03.04.2016
culture

Parenting and Pot Is Hard

Sometimes parents just don't understand. Sometimes they do.

Parenting and pot is a curious combination. In the past, when smoking weed was taboo—doing so after bringing life into this world, or around/with your progeny, was tantamount to uncloseted parental failure. And could easily result in losing custody of your children. Today, as the medical and social benefits of marijuana become more widely explored and accepted, more parents are not only cool with letting kids know that Mom and Pop are blazing down, but parents are employing weed in treatment regimens for various ailments suffered by their children, or joining forces with those same kids in order to build new cannabis companies.

But the writing on the wall at the intersection of parents, children, and cannabis isn’t black-and-white. (And green?) No aspect of parenting is. This is pure speculation as a non-parent, but it feels safe to say there is no single code of behavior that all parents must follow to prevent their children growing into criminals or degenerates or worse yet: Members of boy bands that don’t play instruments.

Some parents will just naturally drop the ball.

How each parent handles pot in relation to their children is as unique to their individual situations as religion, discipline, and the age at which a brat is allowed to watch South Park. It’s a personal decision.

Which is why some parents will just naturally drop the ball.

Like this goon in Kentucky who supposedly rented drug dogs to search his kid’s room for weed. Seriously? Not only does the phrase “renting dogs” simultaneously infuriate and intrigue me––it would absolutely be dope to pick up a little dachshund for the afternoon, but are animals like, the same as cars at an Enterprise lot?—it’s also just generally a shitty thing to do to kids at any age.

Image via Marinalyt213/VSCO

PARENTS: Here’s a dog.

KIDS: Oh, wow! Do we get to take the dog on walks? Play with the dog? Learn valuable though not-yet-discernible-to-us lessons about life and responsibility by caring for another living thing? Can we name the dog Paco?

PARENTS: No. This highly trained animal is going to search your room for weed and then leave. We’re probably cops.

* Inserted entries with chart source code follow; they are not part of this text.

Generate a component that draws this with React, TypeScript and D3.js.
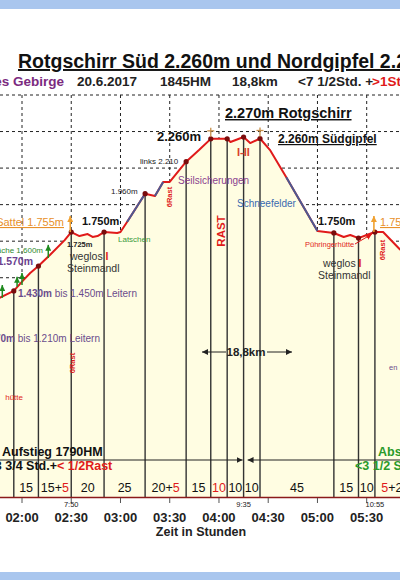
import React from 'react';
import * as d3 from 'd3';

// profile: elapsed time (minutes, chart clock) and elevation (m)
const profileTime = [104, 115, 121, 125, 130, 137, 146, 150, 155, 160, 163, 166, 170, 178, 180, 184, 195, 201, 206, 210, 220, 228, 235, 245, 247, 255, 259, 265, 271, 279, 281, 300, 310, 316, 320, 325, 330, 335, 340, 350, 357];
const profileElev = [1380, 1428, 1488, 1526, 1564, 1624, 1706, 1750, 1728, 1739, 1723, 1728, 1750, 1745, 1750, 1805, 1960, 1947, 2024, 2024, 2135, 2200, 2260, 2260, 2243, 2270, 2237, 2262, 2200, 2080, 2050, 1756, 1745, 1723, 1734, 1717, 1734, 1750, 1750, 1657, 1608];

// parts of the route drawn in blue-grey
const blueRanges = [[184, 195], [201, 206], [281, 300]];

// stops (dots + vertical lines)
const stopTimes = [115, 130, 150, 170, 195, 220, 235, 245, 255, 265, 310, 325, 335];

// minutes between stops, [text, red?]
const segLabels: [string, boolean][][] = [
  [['15', false]],
  [['15+', false], ['5', true]],
  [['20', false]],
  [['25', false]],
  [['20+', false], ['5', true]],
  [['15', false]],
  [['10', true]],
  [['10', false]],
  [['10', false]],
  [['45', false]],
  [['15', false]],
  [['10', false]],
  [['5', true], ['+20', false]],
];
const lastSegEnd = 360;

const tickTimes = [120, 150, 180, 210, 240, 270, 300, 330];
const tickLabels = ['02:00', '02:30', '03:00', '03:30', '04:00', '04:30', '05:00', '05:30'];
const gridElev = [2500, 2300, 2100, 1900, 1700, 1500, 1300];

const clockTimes = [150, 255, 335];
const clockLabels = ['7:50', '9:35', '10:55'];

const summitTimes = [235, 265];
const sattelTimes = [150, 335];
// green arrows: time, from elevation, to elevation
const greenArrows = [[108, 1390, 1460], [117, 1450, 1505], [120, 1460, 1526], [136, 1608, 1680]];

const F = "'Liberation Sans', Arial, sans-serif";

export default function App() {
  const x = d3.scaleLinear().domain([120, 330]).range([22, 366.7]);
  const y = d3.scaleLinear().domain([300, 2500]).range([497, 95]);
  const elevAt = d3.scaleLinear().domain(profileTime).range(profileElev);

  const pts = profileTime.map((t, i) => [t, profileElev[i]] as [number, number]);
  const line = d3.line<[number, number]>().x(d => x(d[0])).y(d => y(d[1]));
  const area = d3.area<[number, number]>().x(d => x(d[0])).y0(y(300)).y1(d => y(d[1]));

  const segEnds = [...stopTimes.slice(1), lastSegEnd];
  const red = '#e01a1a';
  const axisY = y(300);

  return (
    <div style={{ position: 'fixed', left: 0, top: 0 }}>
      <svg width={400} height={580} style={{ display: 'block', background: '#fff' }} fontFamily={F}>
        <defs>
          {[['aBlack', '#222'], ['aGreen', '#1f8a1f'], ['aOrange', '#f0a030'], ['aRed', red]].map(([id, c]) => (
            <marker key={id} id={id} viewBox="0 0 6 6" refX={6} refY={3} markerWidth={6} markerHeight={6}
              markerUnits="userSpaceOnUse" orient="auto">
              <path d="M0,0L6,3L0,6z" fill={c} />
            </marker>
          ))}
        </defs>

        <rect x={0} y={0} width={400} height={9} fill="#a9c6ee" />
        <rect x={0} y={572} width={400} height={8} fill="#a9c6ee" />

        {/* title */}
        <text x={18} y={68} fontSize={19.5} fontWeight="bold" fill="#111" textDecoration="underline">
          Rotgschirr Süd 2.260m und Nordgipfel 2.270m
        </text>
        <g fontSize={13.5} fontWeight="bold" fill="#222">
          <text x={64} y={86} textAnchor="end" fill="#7b2a80">Totes Gebirge</text>
          <text x={77} y={86}>20.6.2017</text>
          <text x={160} y={86}>1845HM</text>
          <text x={232} y={86}>18,8km</text>
          <text x={298} y={86}>{'<7 1/2Std. +'}</text>
          <text x={372} y={86} fill={red}>{'>1Std.Rast'}</text>
        </g>

        {/* dashed grid */}
        <g stroke="#222" strokeWidth={1} strokeDasharray="3,3">
          {tickTimes.map(t => <line key={'v' + t} x1={x(t)} x2={x(t)} y1={y(2500)} y2={axisY} />)}
          {gridElev.map(e => <line key={'h' + e} x1={0} x2={400} y1={y(e)} y2={y(e)} />)}
        </g>

        {/* fill under profile */}
        <path d={area(pts) || ''} fill="#fffde2" />

        {/* vertical stop lines */}
        <g stroke="#333" strokeWidth={1.4}>
          {stopTimes.map(t => <line key={t} x1={x(t)} x2={x(t)} y1={y(elevAt(t))} y2={axisY} />)}
        </g>

        {/* ascent / descent line */}
        <line x1={0} x2={x(255) - 1} y1={460} y2={460} stroke="#222" strokeWidth={1} markerEnd="url(#aBlack)" />
        <line x1={400} x2={x(255) + 4} y1={460} y2={460} stroke="#222" strokeWidth={1} markerEnd="url(#aBlack)" />

        {/* segment minutes */}
        <g fontSize={12.5} textAnchor="middle">
          {segLabels.map((parts, i) => (
            <text key={i} x={(x(stopTimes[i]) + x(segEnds[i])) / 2} y={492}>
              {parts.map(([s, r], j) => <tspan key={j} fill={r ? red : '#111'}>{s}</tspan>)}
            </text>
          ))}
        </g>

        {/* x axis */}
        <line x1={0} x2={400} y1={axisY + 0.5} y2={axisY + 0.5} stroke="#8b1a1a" strokeWidth={1.6} />
        <g stroke="#555" strokeWidth={1}>
          {tickTimes.map(t => <line key={t} x1={x(t)} x2={x(t)} y1={axisY + 1} y2={axisY + 6} />)}
        </g>
        <g fontSize={13} fontWeight="bold" fill="#222" textAnchor="middle">
          {tickTimes.map((t, i) => <text key={t} x={x(t)} y={522}>{tickLabels[i]}</text>)}
        </g>
        <text x={201} y={536} fontSize={12.5} fontWeight="bold" fill="#222" textAnchor="middle">Zeit in Stunden</text>
        <g fontSize={7.5} fill="#222" textAnchor="middle">
          {clockTimes.map((t, i) => <text key={t} x={x(t)} y={507}>{clockLabels[i]}</text>)}
        </g>

        {/* profile */}
        <path d={line(pts) || ''} fill="none" stroke={red} strokeWidth={2} strokeLinejoin="round" />
        {blueRanges.map(([a, b]) => (
          <path key={a} d={line(pts.filter(p => p[0] >= a && p[0] <= b)) || ''} fill="none" stroke="#4c5a92" strokeWidth={2} />
        ))}
        {stopTimes.map(t => <circle key={t} cx={x(t)} cy={y(elevAt(t))} r={2.6} fill="#7a0c0c" />)}

        {/* summit crosses */}
        {summitTimes.map(t => {
          const cx = x(t), cy = y(elevAt(t));
          return (
            <g key={t} stroke="#c8904a" strokeWidth={1.3}>
              <line x1={cx} x2={cx} y1={cy - 11} y2={cy - 2} />
              <line x1={cx - 3.5} x2={cx + 3.5} y1={cy - 8} y2={cy - 8} />
            </g>
          );
        })}
        {/* Sattel arrows */}
        {sattelTimes.map(t => (
          <line key={t} x1={x(t) - 1} x2={x(t) - 1} y1={y(elevAt(t))} y2={y(elevAt(t)) - 16}
            stroke="#f0a030" strokeWidth={1.6} markerEnd="url(#aOrange)" />
        ))}
        {greenArrows.map(([t, e0, e1]) => (
          <line key={t} x1={x(t)} x2={x(t)} y1={y(e0)} y2={y(e1)} stroke="#1f8a1f" strokeWidth={1.5} markerEnd="url(#aGreen)" />
        ))}

        {/* top labels */}
        <text x={225} y={118} fontSize={14.5} fontWeight="bold" fill="#111" textDecoration="underline">2.270m Rotgschirr</text>
        <text x={278} y={143} fontSize={12} fontWeight="bold" fill="#111" textDecoration="underline">2.260m Südgipfel</text>
        <text x={157} y={141} fontSize={13} fontWeight="bold" fill="#111">2.260m</text>
        <text x={140} y={164} fontSize={8} fill="#222">links 2.210</text>
        <text x={111} y={194} fontSize={8} fill="#222">1.960m</text>
        <text x={178} y={184} fontSize={10} fill="#8a3f8f">Seilsicherungen</text>
        <text x={237} y={156} fontSize={11} fontWeight="bold" fill="#d8402a">I-II</text>
        <text x={237} y={207} fontSize={10} fill="#3a6ab0">Schneefelder</text>
        <text transform="translate(221,231) rotate(-90)" fontSize={11.5} fontWeight="bold" fill={red}
          textAnchor="middle" dominantBaseline="central">RAST</text>
        <text transform="translate(169,197) rotate(-90)" fontSize={7.5} fontWeight="bold" fill={red}
          textAnchor="middle" dominantBaseline="central">6Rast</text>
        <text transform="translate(72,363) rotate(-90)" fontSize={7.5} fontWeight="bold" fill={red}
          textAnchor="middle" dominantBaseline="central">6Rast</text>
        <text transform="translate(382,250) rotate(-90)" fontSize={7.5} fontWeight="bold" fill={red}
          textAnchor="middle" dominantBaseline="central">6Rast</text>

        {/* left labels */}
        <text x={82} y={225} fontSize={11} fontWeight="bold" fill="#111">1.750m</text>
        <text x={64} y={226} fontSize={11} fill="#e8902a" textAnchor="end" textDecoration="underline">Sattel 1.755m</text>
        <text x={67} y={247} fontSize={7.5} fontWeight="bold" fill="#222">1.725m</text>
        <text x={118} y={242} fontSize={8} fill="#3c9a3c">Latschen</text>
        <text x={70} y={260} fontSize={10.5} fill="#333">weglos <tspan fill={red} fontWeight="bold">I</tspan></text>
        <text x={67} y={272} fontSize={10.5} fill="#333">Steinmandl</text>
        <text x={43} y={253} fontSize={8} fill="#2f8a2f" textAnchor="end">Fläche 1.600m</text>
        <text x={33} y={265} fontSize={10.5} fontWeight="bold" fill="#6b3f8f" textAnchor="end">1.570m</text>
        <text x={18} y={297} fontSize={10} fill="#6b4c8c">
          <tspan fontWeight="bold">1.430m</tspan> bis 1.450m Leitern
        </text>
        <text x={100} y={342} fontSize={10} fill="#6b4c8c" textAnchor="end">
          <tspan fontWeight="bold">1.170m</tspan> bis 1.210m Leitern
        </text>
        <text x={23} y={400} fontSize={8} fill={red} textAnchor="end">hütte</text>

        {/* right labels */}
        <text x={318} y={225} fontSize={11} fontWeight="bold" fill="#111">1.750m</text>
        <text x={380} y={226} fontSize={11} fill="#e8902a" textDecoration="underline">1.755m Sattel</text>
        <text x={305} y={247} fontSize={7.5} fill={red}>Pühringerhütte</text>
        <line x1={355} y1={244} x2={x(335) - 3} y2={y(elevAt(335)) + 2} stroke={red} strokeWidth={1} markerEnd="url(#aRed)" />
        <text x={323} y={267} fontSize={10.5} fill="#333">weglos <tspan fill={red} fontWeight="bold">I</tspan></text>
        <text x={318} y={279} fontSize={10.5} fill="#333">Steinmandl</text>
        <text x={389} y={370} fontSize={7.5} fill="#6b4c8c">en</text>

        {/* distance */}
        <line x1={226} x2={202} y1={352} y2={352} stroke="#222" strokeWidth={1} markerEnd="url(#aBlack)" />
        <line x1={267} x2={292} y1={352} y2={352} stroke="#222" strokeWidth={1} markerEnd="url(#aBlack)" />
        <text x={246} y={356} fontSize={11.5} fontWeight="bold" fill="#222" textAnchor="middle">18,8km</text>

        {/* ascent / descent summary */}
        <text x={2} y={456} fontSize={12.5} fontWeight="bold" fill="#111">Aufstieg 1790HM</text>
        <text x={57} y={470} fontSize={12.5} fontWeight="bold" fill="#111" textAnchor="end">{'<3 3/4 Std.+'}</text>
        <text x={57} y={470} fontSize={12.5} fontWeight="bold" fill={red}>{'< 1/2Rast'}</text>
        <text x={378} y={456} fontSize={12.5} fontWeight="bold" fill="#2a9a2a">Abstieg</text>
        <text x={355} y={470} fontSize={12.5} fontWeight="bold" fill="#2a9a2a">{'<3 1/2 Std.'}</text>
      </svg>
    </div>
  );
}
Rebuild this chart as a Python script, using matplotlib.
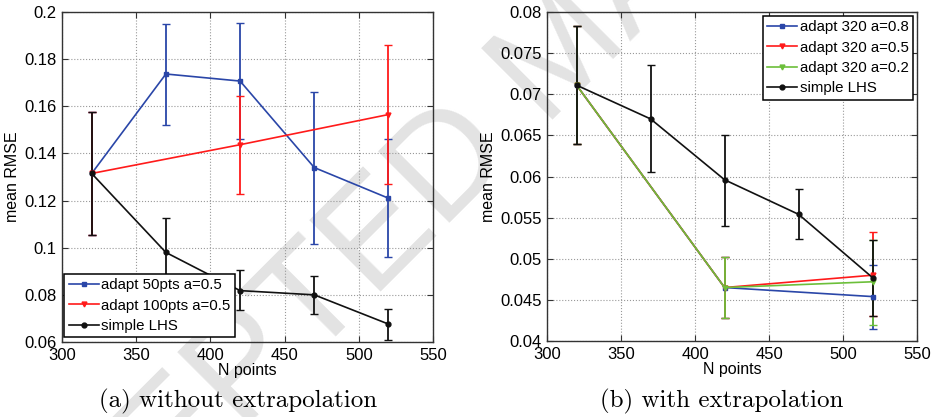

The Kentucky dad reportedly used a service that rents specialist German Shepherds for a quick buck to parents-like-him who are unable to have adult conversations with their children about weed. The dogs raid the house. Probably bark at pipes hidden under beds. And are assumedly chill when they’re off-duty.

From Courier Journal

"But when the German Shepherd headed to the teen's room, she zipped over to a makeup stand and within seconds found a hidden glass pipe of marijuana that was smaller than a tube of lipstick and hidden in an Altoids can."
"My heart just sank," [the father] said. "I would have easily overlooked it."
[The dog-renter] sat down with the father and advised him. "Don't yell or scream at her. Just sit down and talk to her. Be stern but be cool, calm and collected," he said.

Fat chance, Daddy-O. The being-cool-ship sailed a long time ago and left you at the dog rental office. Goon.

On the opposite end of the spectrum, parents can be too down with weed.

Image via Mitch Verde

Such was the case in Redford Township, Michigan; where a 6-year-old boy was given the boot from his basketball team because his dad kept showing up to his games smelling like he had just hot boxed his car. Because he probably did. 

According to the local Redford news, this dad just couldn’t, or refused to, turn down that loud. Unfortunately, his son paid the price. This is like, if one of those shitty anti-weed PSA’s of the early 2000’s were based on real events.

From WJBK

“[The child’s] father came to one of his games smelling of marijuana and was asked to leave. He left without problems, but returned to the gym weeks later smelling of marijuana and was again asked to leave.”

Least deserving father of a coffee mug thus far in 2016.

And you can’t even really be mad at this second-grader in Vermont, who, after helping his mother and her boyfriend trim their weed plants, told of his experience at school. Well, maybe you can be a little mad at the mini snitch.

Image via Youtube

From Inquisitr

“Over in Windsor, Vermont, last week, a man allegedly confessed to growing and selling marijuana after his girlfriend’s child spilled the beans to police…”
“The boy described the growing operation in innocent terms, allegedly telling police that he was helping a 'farmer' grow 'special medicine' plants. He also spoke highly of Mann’s 'green thumb' and of the marijuana itself.”

Sounds like a smart kid. Though, if he can spot good green, he might want to work on his ability to discern between chill people and the boys-in-blue a/k/a cops that want to arrest your mom and her boyfriend. 

Life is unpredictable. So it goes.

There are the parents that seem to really understand the concept that weed is just another aspect of the world we live in. If it does get legalized, it's only going to become more relevant. Until that logic persists in the majority, drug-dog-rental businesses will continue to boom––or at least still exist.